UNHCR - Office of the United Nations High Commissioner for Refugees

11/12/2024 | Press release | Distributed by Public on 11/11/2024 23:24

Climate change fuels deadly conflict in Nigeria’s Middle Belt

At Ichwa camp for internally displaced people near Makurdi in Nigeria's central Benue State, Mimi Kiva is leading a class of young children in a song accompanied by lots of giggle-inducing jumping and clapping. Despite having no formal teaching qualifications, the 47-year-old is a natural - passionate and caring, with seemingly endless reserves of energy.

Even before this classroom was built last year and Mimi was recruited as a volunteer teaching assistant, she was gathering children in the camp together for outdoor classes. "I tell them stories about things that were happening in our lives before we came into the camp; about our culture," she says. "I enjoy it because I forget about everything."

There is much that Mimi would like to forget. Three years ago, she was not a teacher but a farmer. She, her husband and their three children had two hectares of land in Guma Local Government Area, just a 30 minute-drive from the camp. They grew yams, sesame and millet and kept pigs and chickens. Mimi was particularly proud of their yams, which grew to a large size in the area's rich soil. Occasionally, nomadic cattle herders would pass by. "They would ask our people for millet or yams, and we would give to them," recalls Mimi. "That was then, but not now."

Mimi Kiva leads a class at Ichwa camp primary school where she volunteers as a teaching assistant.

© UNHCR/Colin Delfosse

One day, as Mimi, her husband, and their 11-year-old daughter were tending to their yam fields, they heard a gunshot. When they looked up, they saw armed men. There was no time to run. The men raped and killed Mimi's daughter. Mimi herself was raped and her husband was killed. A hunter later found her injured and unconscious and helped her into the bush. They hid there for two days before it was safe enough for him to bring her to the camp. There, she received medical treatment and reunited with her two sons, now aged 12 and 15.

"I lost everything," says Mimi. "If you go to my village, everything has been burned down; I cannot farm any longer. And it's not only me … we all went through these things. We have a lot of widows and orphans here."

Nearly all the 3,790 registered residents of Ichwa camp, and of many other camps dotted around Benue State, were smallholder farmers like Mimi, forced here by violent land grabs.

Ichwa camp was established five years ago to shelter the growing number of people in the Makurdi region of Benue State forced to flee violent attacks on their farms and villages.

© UNHCR/Colin Delfosse

Over the past decade, conflict between communities has claimed countless lives in Nigeria's lush Middle Belt region and displaced an estimated half a million people in Benue State alone. Similar clashes are playing out across the Sahel region as climate change disrupts traditional livelihoods and intensifies competition for dwindling supplies of water and productive land.

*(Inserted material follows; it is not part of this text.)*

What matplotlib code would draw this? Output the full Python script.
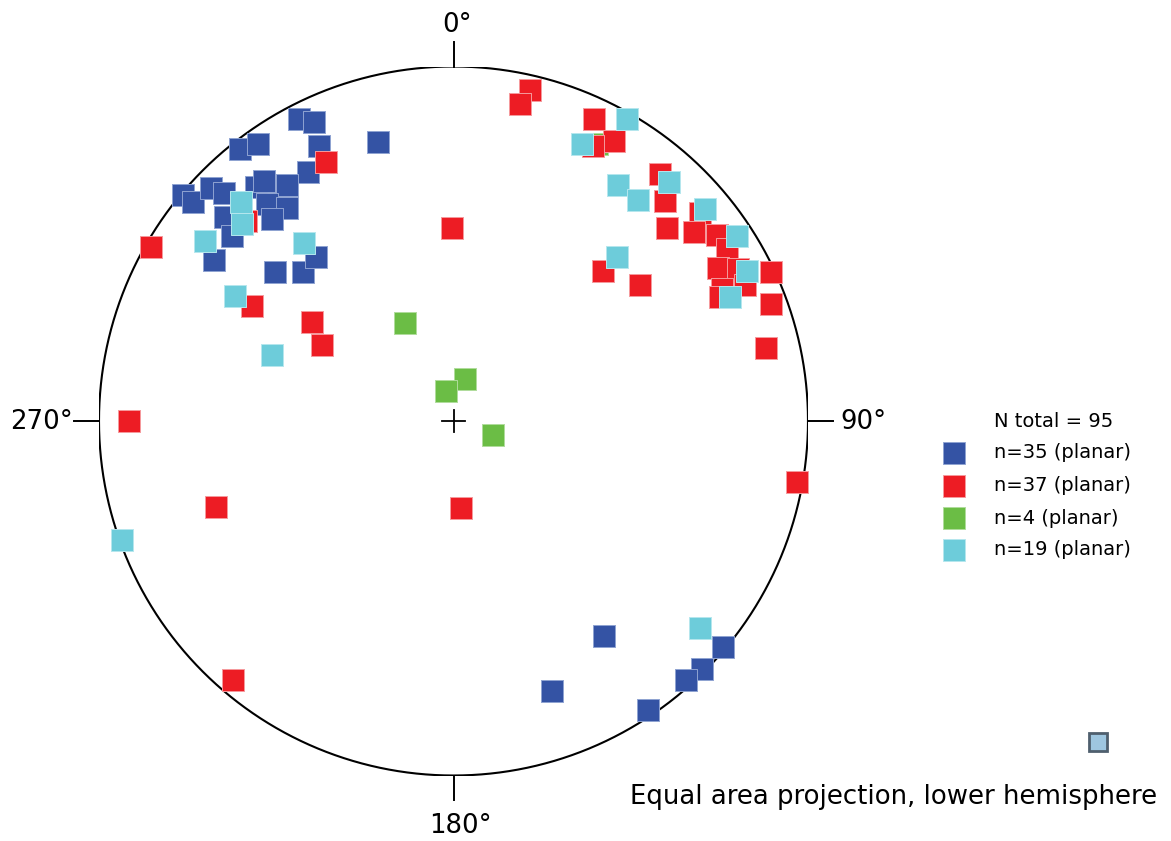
import numpy as np
import matplotlib
matplotlib.use("Agg")
import matplotlib.pyplot as plt
from matplotlib.patches import Rectangle

# pole positions on the net, east / north, in percent of the net radius
blue_x = [-43.67, -39.44, -38.03, -60.31, -55.06, -21.30, -40.96, -76.22, -73.40, -68.41,
          -64.74, -55.80, -53.37, -46.88, -52.53, -46.97, -51.28, -64.46, -62.57, -67.48,
          -50.35, -42.45, -38.79, 42.54, 27.70, 75.94, 70.01, 65.50, 54.87]
blue_y = [85.11, 84.26, 77.66, 76.64, 78.22, 78.70, 70.33, 63.84, 61.69, 65.64,
          64.40, 66.09, 67.79, 66.57, 61.21, 60.09, 56.90, 57.63, 52.27, 45.42,
          41.95, 42.12, 46.18, -60.56, -76.16, -63.84, -69.96, -73.06, -81.52]

red_x = [21.58, 18.76, 39.72, 45.19, 39.44, 58.34, 59.66, 69.62, 60.23, 67.76,
         74.33, 77.15, 74.70, 80.25, 89.56, 82.31, 75.74, 75.26, 89.56, 42.17,
         52.69, -0.42, -35.97, -85.33, -56.93, -40.00, -37.18, 88.15, -91.54, 96.90,
         -67.00, 2.12, -62.20, -58.53]
red_y = [93.29, 89.34, 85.19, 78.98, 77.57, 69.68, 61.97, 58.59, 54.53, 53.31,
         52.38, 48.43, 43.07, 42.88, 41.95, 38.36, 37.32, 34.98, 32.92, 42.23,
         38.36, 54.44, 72.98, 49.17, 32.52, 28.01, 21.44, 20.59, 0.00, -17.21,
         -24.26, -24.54, -73.06, 56.50]

green_x = [-13.68, 3.24, -2.12, 11.28, 40.48]
green_y = [27.64, 11.85, 8.46, -3.86, 78.14]

cyan_x = [49.03, 36.25, 60.87, 46.49, 52.05, 70.94, 80.06, 82.71, 78.08, 46.21,
          -60.03, -59.75, -70.10, -42.09, -61.64, -51.20, -93.51, 69.62]
cyan_y = [85.19, 78.22, 67.50, 66.57, 62.26, 59.72, 52.27, 42.31, 35.06, 46.26,
          61.86, 55.49, 50.78, 50.13, 35.26, 18.53, -33.57, -58.48]

legend_labels = ["n=35 (planar)", "n=37 (planar)", "n=4 (planar)", "n=19 (planar)"]
n_total = 95
dir_labels = ["0\u00b0", "90\u00b0", "180\u00b0", "270\u00b0"]

colors = ["#3453A4", "#ED1C24", "#6BBD45", "#6DCCDA"]
edges = ["#8FA3D2", "#F59A9D", "#B0DC9C", "#B5E7EE"]

W, H = 1171, 841
fig = plt.figure(figsize=(W / 100, H / 100), dpi=100)

def fx(x):
    return x / W

def fy(y):
    return 1 - y / H

# net centre at (453.5, 421) px, radius 354.5 px
ax = fig.add_axes([fx(99), fy(775.5), 709 / W, 709 / H])
ax.set_xlim(-100, 100)
ax.set_ylim(-100, 100)
ax.axis("off")

t = np.linspace(0, 2 * np.pi, 721)
ax.plot(100 * np.cos(t), 100 * np.sin(t), color="black", lw=1.5, zorder=1)
for ang in [0, 90, 180, 270]:
    a = np.deg2rad(90 - ang)
    ax.plot([100 * np.cos(a), 107 * np.cos(a)], [100 * np.sin(a), 107 * np.sin(a)],
            color="black", lw=1.4, clip_on=False)
ax.plot([-3.2, 3.2], [0, 0], color="black", lw=1.3)
ax.plot([0, 0], [-3.2, 3.2], color="black", lw=1.3)

groups = [(blue_x, blue_y), (green_x, green_y), (red_x, red_y), (cyan_x, cyan_y)]
order = [0, 2, 1, 3]
for i, (gx, gy) in zip(order, groups):
    ax.scatter(gx, gy, marker="s", s=15.2 ** 2, c=colors[i], edgecolors=edges[i],
               linewidths=0.7, zorder=3 + order.index(i), clip_on=False)

fs = 18.7
fig.text(fx(457), fy(25), dir_labels[0], ha="center", va="center", fontsize=fs)
fig.text(fx(840), fy(422), dir_labels[1], ha="left", va="center", fontsize=fs)
fig.text(fx(460), fy(826), dir_labels[2], ha="center", va="center", fontsize=fs)
fig.text(fx(73), fy(422), dir_labels[3], ha="right", va="center", fontsize=fs)

# legend
fig.text(fx(994), fy(422), f"N total = {n_total}", ha="left", va="center", fontsize=14)
row_y = [453, 485.5, 518, 549.5]
for i, lab in enumerate(legend_labels):
    fig.add_artist(Rectangle((fx(943), fy(row_y[i] + 11)), 22 / W, 22 / H,
                             facecolor=colors[i], edgecolor=edges[i], lw=0.7,
                             transform=fig.transFigure))
    fig.text(fx(994), fy(row_y[i]), lab, ha="left", va="center", fontsize=14)

fig.add_artist(Rectangle((fx(1089), fy(751)), 18 / W, 18 / H, facecolor="#9EC6E0",
                         edgecolor="#4F5F6E", lw=2, transform=fig.transFigure))
fig.text(fx(630), fy(797), "Equal area projection, lower hemisphere",
         ha="left", va="center", fontsize=fs)

fig.savefig("out.png", dpi=100, facecolor="white")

A report released today by UNHCR, the UN Refugee Agency, in collaboration with research partners, examines the intersection between climate change, conflict and forced displacement. It warns that more frequent extreme weather can aggravate tensions and weaken social cohesion, intensifying the root causes of conflict and instability.

Meanwhile, extreme weather events such as floods and drought are compounding the threats faced by people already displaced by conflict and violence. Currently, about 90 million forcibly displaced people live in countries with high-to-extreme exposure to climate-related hazards, and nearly half of all forcibly displaced people are bearing the burden of both conflict and the adverse effects of climate change. That figure is set to grow as climate-related hazards intensify over the coming decades.

A new challenge

The majority of Nigeria's cattle herders traditionally practice a nomadic way of life, moving with their herds in search of pastures. Previously, they roamed across the country, but changing rainfall patterns and severe desertification have driven increasing numbers of them to central and southern Nigeria, where population growth and frequent flooding have reduced the amount of land available for grazing.

"Climate change is a new challenge that we didn't experience 20 or 30 years ago; it's really impacting us," says Ibrahim Galma, Secretary of the Miyetti Allah Cattle Breeders Association (MACBAN), an umbrella group representing the interests of cattle herders in Nigeria. "Our pastures have become dry and our animals can't survive. It makes our herders travel long distances and, since 2012, there has been a serious crisis."